The pineal gland (epiphysis) functions as a link between the nervous system and the limbic system of the brain. In the Western world, little was known about the pineal gland until 1958, when Aaron Bunsen Lerner claimed that it produced melatonin. In Eastern medicine, by contrast, the pineal gland had been regarded as the “third eye” for thousands of years.

The mystery of sleep

From a scientific perspective, further studies of the above hypotheses may also provide fundamental insights into the role of sleep, which remains a mystery even today. Sleep does not seem to be fully explained biologically, since its complex workings appear to take place in a quantum world where different rules apply than in the biochemical world. A solution is more likely to come from biophysics, which deals with phenomena such as magnetism, electricity, and other physical laws in combination with biology.

New information about sleep indeed points in this direction. The key difference between brain activity during wakefulness and sleep seems to be the extent to which brain regions communicate with each other. From this comes the hypothesis that the function of sleep is not defined by activity in individual regions, but by the interaction between them and how this interaction develops across space and time.

We should therefore regard sleep as a specific configuration of the network in our brain. An interesting addition to this theory is the discovery that during sleep, the electrical signals used by brain cells to communicate run in the opposite direction. This clears away unimportant information and makes cells receptive to new learning experiences. This underlies the formation of new memories.

Not only do signal direction and network configuration change during sleep, but the cellular structure of brain cells also shifts. The brain has a unique way of clearing harmful waste via the glymphatic system. Most interestingly, brain cells shrink by about 60% during sleep, allowing waste to be flushed out more easily. Sleep therefore also changes the cellular structure of the brain, placing it in a completely different state.

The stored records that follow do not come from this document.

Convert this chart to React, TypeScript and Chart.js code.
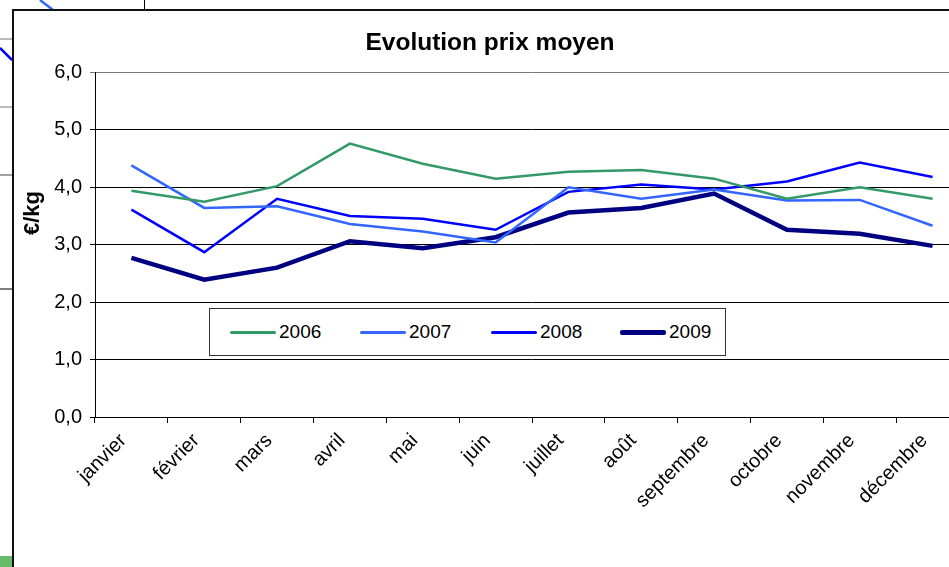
import React, { useEffect, useRef } from "react";
import { Chart, registerables } from "chart.js";

Chart.register(...registerables);

const months = ["janvier", "février", "mars", "avril", "mai", "juin", "juillet", "août", "septembre", "octobre", "novembre", "décembre"];
const s2006 = [3.94, 3.75, 4.02, 4.76, 4.41, 4.15, 4.27, 4.3, 4.15, 3.8, 4.0, 3.8];
const s2007 = [4.38, 3.64, 3.67, 3.36, 3.23, 3.04, 4.0, 3.8, 3.96, 3.77, 3.78, 3.33];
const s2008 = [3.61, 2.87, 3.8, 3.5, 3.45, 3.26, 3.92, 4.05, 3.96, 4.1, 4.43, 4.18];
const s2009 = [2.77, 2.39, 2.6, 3.06, 2.94, 3.13, 3.56, 3.64, 3.89, 3.26, 3.19, 2.98];
const seriesNames = ["2006", "2007", "2008", "2009"];
const seriesData = [s2006, s2007, s2008, s2009];
const seriesColors = ["#339966", "#3366FF", "#0000FF", "#000080"];
const seriesWidths = [2.5, 2.5, 2.5, 4.5];
const yMin = 0;
const yMax = 6;
const yStep = 1;
const chartTitle = "Evolution prix moyen";
const yTitle = "€/kg";

const FONT = "'Liberation Sans', Arial, sans-serif";

export default function App() {
  const ref = useRef<HTMLCanvasElement | null>(null);

  useEffect(() => {
    if (!ref.current) return;
    const chart = new Chart(ref.current, {
      type: "line",
      data: {
        labels: months,
        datasets: seriesNames.map((n, i) => ({
          label: n,
          data: seriesData[i],
          borderColor: seriesColors[i],
          backgroundColor: seriesColors[i],
          borderWidth: seriesWidths[i],
          pointRadius: 0,
          tension: 0,
          fill: false,
        })),
      },
      options: {
        responsive: false,
        animation: false,
        layout: { padding: { left: 6, right: 6, top: 0, bottom: 0 } },
        plugins: {
          legend: { display: false },
          tooltip: { enabled: false },
          title: {
            display: true,
            text: chartTitle,
            color: "#000",
            font: { family: FONT, size: 24.5, weight: "bold" },
            padding: { top: 18, bottom: 14 },
          },
        },
        scales: {
          x: {
            offset: true,
            grid: {
              offset: true,
              drawOnChartArea: false,
              drawTicks: true,
              tickLength: 6,
              color: "#000",
            },
            border: { display: true, color: "#000", width: 1 },
            ticks: {
              color: "#000",
              font: { family: FONT, size: 20 },
              minRotation: 45,
              maxRotation: 45,
              padding: 6,
              labelOffset: -8,
              autoSkip: false,
            },
            afterFit: (s: any) => {
              s.height = 150;
            },
          },
          y: {
            min: yMin,
            max: yMax,
            grid: {
              color: (c: any) => (c.tick && c.tick.value === yMax ? "#777" : "#000"),
              lineWidth: 1,
              tickLength: 5,
              drawTicks: true,
            },
            border: { display: true, color: "#000", width: 1 },
            ticks: {
              stepSize: yStep,
              color: "#000",
              padding: 8,
              font: { family: FONT, size: 20 },
              callback: (v: any) => Number(v).toFixed(1).replace(".", ","),
            },
            afterFit: (s: any) => {
              s.width = 84;
            },
          },
        },
      },
    });
    return () => chart.destroy();
  }, []);

  const legendLeft = [20, 150, 281, 410];

  return (
    <div
      style={{
        position: "fixed",
        left: 0,
        top: 0,
        width: 949,
        height: 567,
        overflow: "hidden",
        background: "#fff",
        fontFamily: FONT,
      }}
    >
      {/* fragments of a chart lying behind */}
      <svg width={949} height={567} style={{ position: "absolute", left: 0, top: 0 }}>
        <line x1={0} y1={39} x2={12} y2={39} stroke="#777" strokeWidth={1} />
        <line x1={0} y1={107} x2={12} y2={107} stroke="#777" strokeWidth={1} />
        <line x1={0} y1={175} x2={12} y2={175} stroke="#444" strokeWidth={1} />
        <line x1={0} y1={289} x2={12} y2={289} stroke="#000" strokeWidth={1} />
        <line x1={0} y1={48} x2={12} y2={60} stroke="#0000FF" strokeWidth={2.5} />
        <line x1={40} y1={0} x2={53} y2={10} stroke="#3366FF" strokeWidth={2.5} />
        <line x1={144.5} y1={0} x2={144.5} y2={9} stroke="#000" strokeWidth={1} />
        <rect x={0} y={556} width={12} height={11} fill="#66bb6a" />
      </svg>
      <div
        style={{
          position: "absolute",
          left: 12,
          top: 9,
          width: 1000,
          height: 600,
          borderLeft: "2px solid #111",
          borderTop: "2px solid #111",
          background: "#fff",
        }}
      />
      <canvas
        ref={ref}
        width={970}
        height={556}
        style={{ position: "absolute", left: 5, top: 11, width: 970, height: 556 }}
      />
      <div
        style={{
          position: "absolute",
          left: 32,
          top: 213,
          transform: "translate(-50%, -50%) rotate(-90deg)",
          fontWeight: "bold",
          fontSize: 22,
          color: "#000",
          whiteSpace: "nowrap",
        }}
      >
        {yTitle}
      </div>
      <div
        style={{
          position: "absolute",
          left: 209,
          top: 308,
          width: 517,
          height: 48,
          border: "1px solid #333",
          background: "#fff",
          boxSizing: "border-box",
        }}
      >
        {seriesNames.map((n, i) => (
          <div
            key={n}
            style={{
              position: "absolute",
              left: legendLeft[i],
              top: 0,
              height: 46,
              display: "flex",
              alignItems: "center",
            }}
          >
            <div
              style={{
                width: 46,
                height: seriesWidths[i] > 3 ? 5 : 3,
                background: seriesColors[i],
                borderRadius: 2,
              }}
            />
            <span style={{ fontSize: 19, marginLeft: 3, color: "#000" }}>{n}</span>
          </div>
        ))}
      </div>
    </div>
  );
}
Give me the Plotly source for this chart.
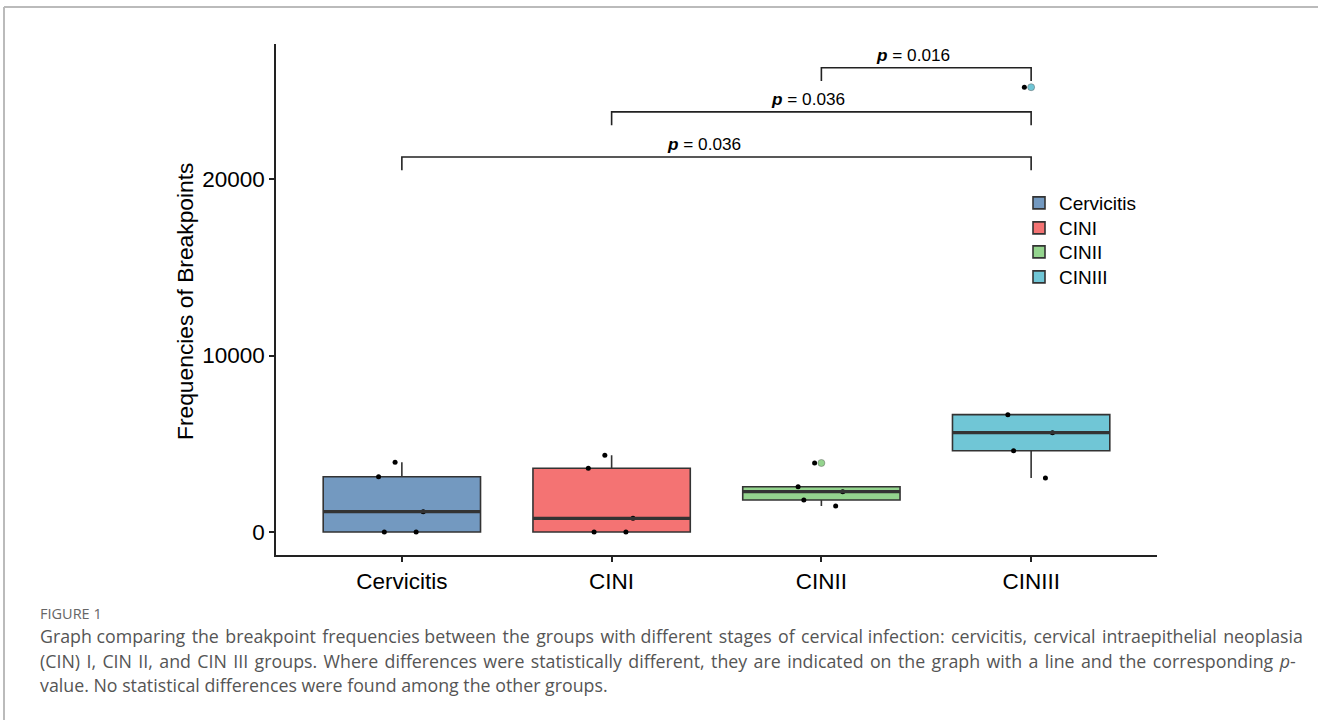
import numpy as np
import plotly.graph_objects as go

# ---- data -------------------------------------------------------------
groups = ["Cervicitis", "CINI", "CINII", "CINIII"]

cervicitis = [0, 0, 1150, 3130, 3950]
cin_1 = [0, 0, 775, 3610, 4345]
cin_2 = [1475, 1815, 2285, 2565, 3910]
cin_3 = [3060, 4605, 5625, 6650, 25200]

y_ticks = [0, 10000, 20000]

# pairwise comparisons (left group, right group, p-value, bracket height)
comp_left = ["Cervicitis", "CINI", "CINII"]
comp_right = ["CINIII", "CINIII", "CINIII"]
p_values = ["0.036", "0.036", "0.016"]
bracket_y = [21250, 23800, 26300]

# ---- styling ----------------------------------------------------------
fills = ["#7399C0", "#F47373", "#94D48E", "#70C6D6"]
edge = "#333333"
axis_font = "Liberation Sans, Arial, sans-serif"
caption_font = "Open Sans, sans-serif"
W, H = 1318, 720
box_w = 0.75
tip = 750

samples = [cervicitis, cin_1, cin_2, cin_3]
pos = {g: i for i, g in enumerate(groups)}
legend_ids = ["legend", "legend2", "legend3", "legend4"]

fig = go.Figure()

for i, (g, vals, col) in enumerate(zip(groups, samples, fills)):
    # box with whiskers and coloured outliers
    fig.add_trace(go.Box(
        x=[i] * len(vals), y=vals, name=g, width=box_w,
        quartilemethod="inclusive", whiskerwidth=0,
        fillcolor=col, line=dict(color=edge, width=1.6),
        boxpoints="outliers", jitter=0, pointpos=0,
        marker=dict(color=col, size=7, line=dict(color="#666666", width=0.5)),
        hoverinfo="skip", legend=legend_ids[i],
    ))

for i, (g, vals) in enumerate(zip(groups, samples)):
    # jittered raw observations
    fig.add_trace(go.Box(
        x=[i] * len(vals), y=vals, width=box_w,
        boxpoints="all", jitter=0.35, pointpos=0,
        fillcolor="rgba(0,0,0,0)", line=dict(color="rgba(0,0,0,0)", width=0),
        marker=dict(color="black", size=5),
        showlegend=False, hoverinfo="skip",
    ))

# thicker median bars
for i, vals in enumerate(samples):
    m = float(np.median(vals))
    fig.add_trace(go.Scatter(
        x=[i - box_w / 2, i + box_w / 2], y=[m, m], mode="lines",
        line=dict(color=edge, width=3.2), showlegend=False, hoverinfo="skip",
    ))

# significance brackets
annotations = []
for a, b, p, h in zip(comp_left, comp_right, p_values, bracket_y):
    x1, x2 = pos[a], pos[b]
    fig.add_trace(go.Scatter(
        x=[x1, x1, x2, x2], y=[h - tip, h, h, h - tip], mode="lines",
        line=dict(color="#222222", width=1.6), showlegend=False, hoverinfo="skip",
    ))
    annotations.append(dict(
        x=(x1 + x2) / 2, y=h, xref="x", yref="y", xshift=-13, yshift=1,
        text=f"<b><i>p</i></b> = {p}", showarrow=False, yanchor="bottom",
        font=dict(family=axis_font, size=17.2, color="black"),
    ))

# y-axis title
annotations.append(dict(
    x=185 / W, y=1 - 301 / H, xref="paper", yref="paper",
    text="Frequencies of Breakpoints", textangle=-90, showarrow=False,
    xanchor="center", yanchor="middle",
    font=dict(family=axis_font, size=22.8, color="black"),
))

# caption
cap_x = 38
annotations.append(dict(
    x=cap_x / W, y=1 - 613 / H, xref="paper", yref="paper", text="FIGURE 1",
    showarrow=False, xanchor="left", yanchor="middle",
    font=dict(family=caption_font, size=14.5, color="#666666"),
))
caption_lines = [
    "Graph comparing the breakpoint frequencies between the groups with different stages of cervical infection: cervicitis, cervical intraepithelial neoplasia",
    "(CIN) I, CIN II, and CIN III groups. Where differences were statistically different, they are indicated on the graph with a line and the corresponding <i>p</i>-",
    "value. No statistical differences were found among the other groups.",
]


def justify(line, extra):
    """Spread `extra` hair spaces evenly over the word gaps of a line."""
    words = line.split(" ")
    gaps = len(words) - 1
    if extra == 0 or gaps == 0:
        return line
    out = words[0]
    for k in range(gaps):
        n = (extra * (k + 1)) // gaps - (extra * k) // gaps
        out += " " + "\u200a" * n + words[k + 1]
    return out


# the first two lines are set justified, the last one is ragged
hair_spaces = [13, 25, 0]
for k, line in enumerate(caption_lines):
    annotations.append(dict(
        x=cap_x / W, y=1 - (636 + 24.5 * k) / H, xref="paper", yref="paper",
        text=justify(line, hair_spaces[k]), showarrow=False,
        xanchor="left", yanchor="middle",
        font=dict(family=caption_font, size=17.8, color="#555555"),
    ))

axis_common = dict(
    showline=True, linecolor="#222222", linewidth=1.5,
    ticks="outside", ticklen=5, tickwidth=1.5, tickcolor="#222222",
    tickfont=dict(family=axis_font, size=22.5, color="black"),
    showgrid=False, zeroline=False,
)

legend_rows = [203, 228, 252, 277]
legend_layout = {}
for lid, row in zip(legend_ids, legend_rows):
    legend_layout[lid] = dict(
        x=1019 / W, y=1 - row / H, xanchor="left", yanchor="middle",
        font=dict(family=axis_font, size=19, color="black"),
        bgcolor="rgba(0,0,0,0)", borderwidth=0,
    )

fig.update_layout(
    width=W, height=H,
    margin=dict(l=0, r=0, t=0, b=0),
    paper_bgcolor="white", plot_bgcolor="white",
    boxmode="overlay",
    xaxis=dict(domain=[276 / W, 1157 / W], range=[-0.6, 3.6],
               tickvals=list(range(len(groups))), ticktext=groups, **axis_common),
    yaxis=dict(domain=[1 - 555 / H, 1 - 44 / H], range=[-1303, 27648],
               tickvals=y_ticks, ticktext=[str(t) for t in y_ticks], **axis_common),
    annotations=annotations,
    shapes=[
        dict(type="line", xref="paper", yref="paper", x0=4 / W, x1=1,
             y0=1 - 7 / H, y1=1 - 7 / H, line=dict(color="#BBBBBB", width=2)),
        dict(type="line", xref="paper", yref="paper", x0=4 / W, x1=4 / W,
             y0=0, y1=1 - 7 / H, line=dict(color="#BBBBBB", width=2)),
    ],
    **legend_layout,
)

fig.write_html("out.html")
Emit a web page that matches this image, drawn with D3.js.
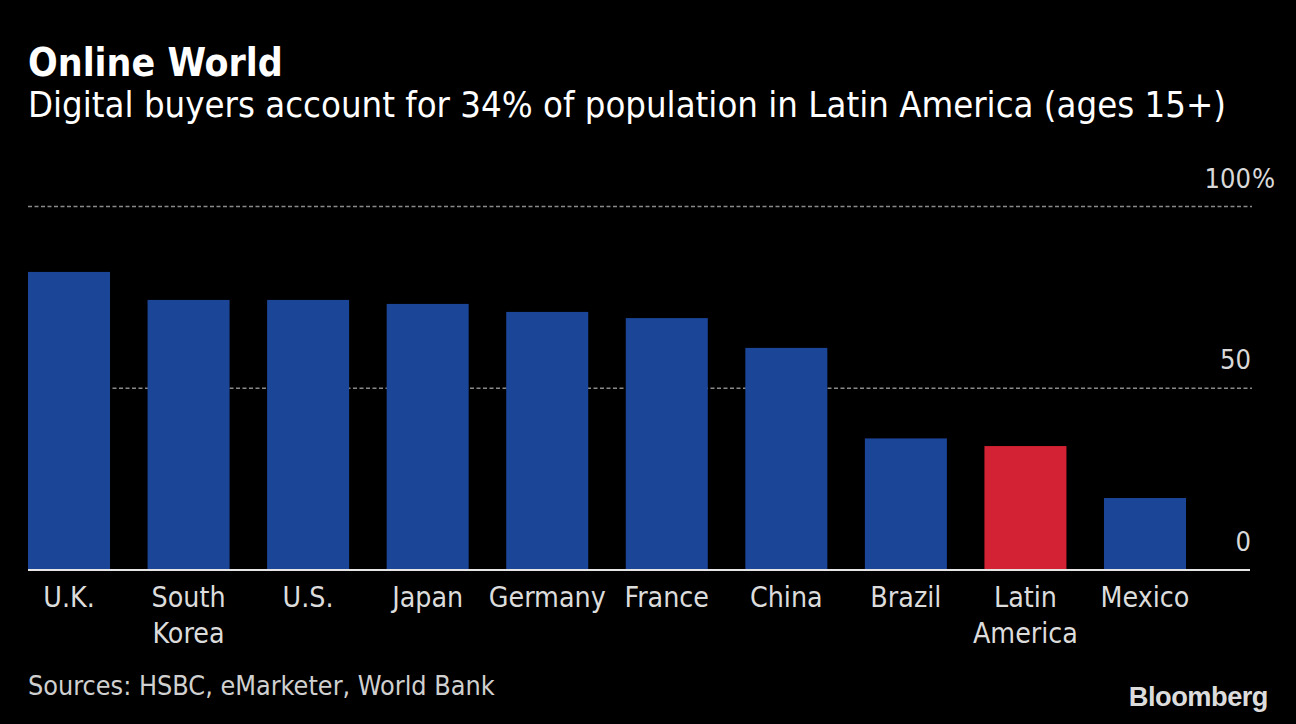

Artificial vs. natural light

A completely different brain configuration, reversed electrical signals, and altered cellular structures—this sounds rather “quantum-like.” In today’s world, where artificial light dominates the dark night, we should not forget that the foundation of healthy functioning lies deep in our natural biorhythms. To support your natural rhythm, spend time outdoors in daylight during the day, and in the evening avoid blue light as much as possible. So turn off the TV, put away your phone, and light a fireplace or some candles. This triggers melatonin production at the right time, helping you sleep deeply and allowing body and mind to restore optimally.